Appears in
On Food and Cooking

By Harold McGee

Published 2004

  • About
Vanilla is one of the most popular flavorings in the world. Among the spices it’s unique for the richness, depth, and persistence of its flavor. And it’s the second most costly, after saffron. So in fact most of the vanilla flavoring consumed in the world today is a synthetic imitation of the original spice.

True vanilla comes from the pod fruit, often called the “bean,” of a climbing orchid native to Central and northern South America. There are about 100 species in the tropical genus Vanilla.
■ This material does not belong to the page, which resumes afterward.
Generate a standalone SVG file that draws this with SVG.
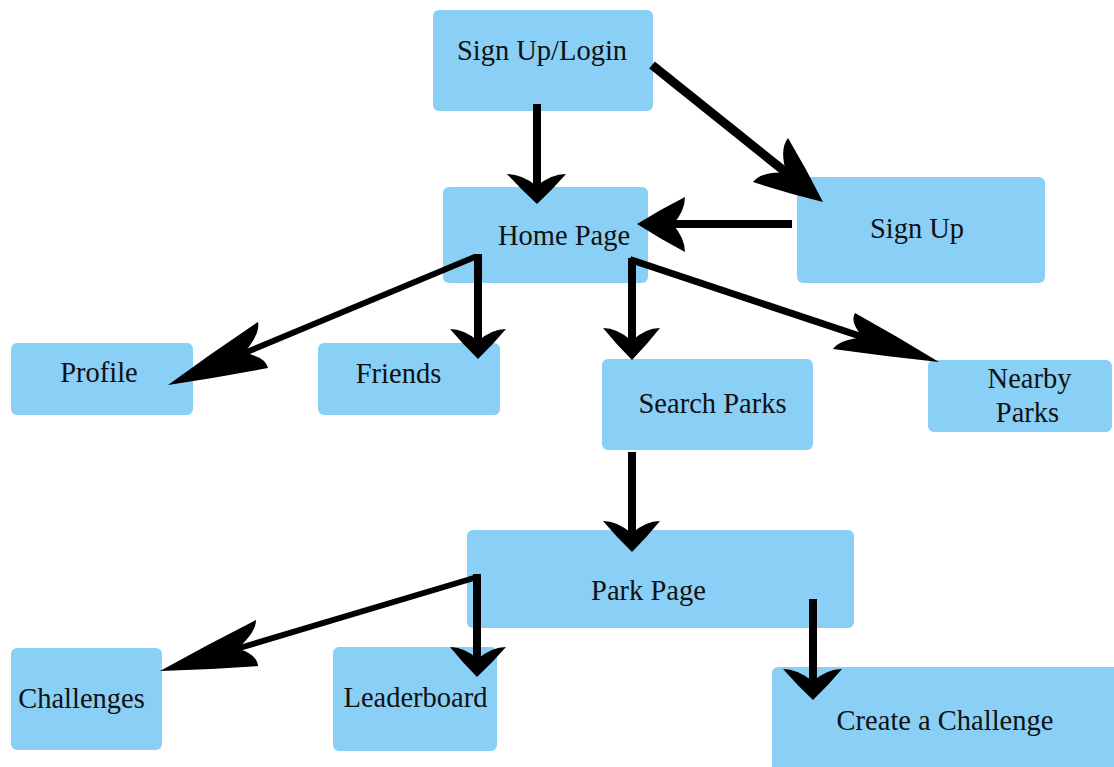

V. planifolia (or V. fragrans) was first cultivated by the Totonac Indians along the eastern coast of Mexico near Veracruz, perhaps as long as 1,000 years ago. They sent it north to the Aztecs, who flavored their chocolate drinks with it. The first Europeans to taste vanilla were the Spanish, who gave it its name; vainilla is the Spanish diminutive for “sheath” or “husk” (from the Latin vagina). A 19th-century Belgian botanist, Charles Morren, figured out how to pollinate vanilla flowers by hand, and thus made it possible to produce the spice in regions that lacked the proper pollinating insects. And the French took the vine to the islands off the coast of southeast Africa that now supply much of the world: Madagascar, Réunion, and Comoros, which collectively produce what is called Bourbon vanilla.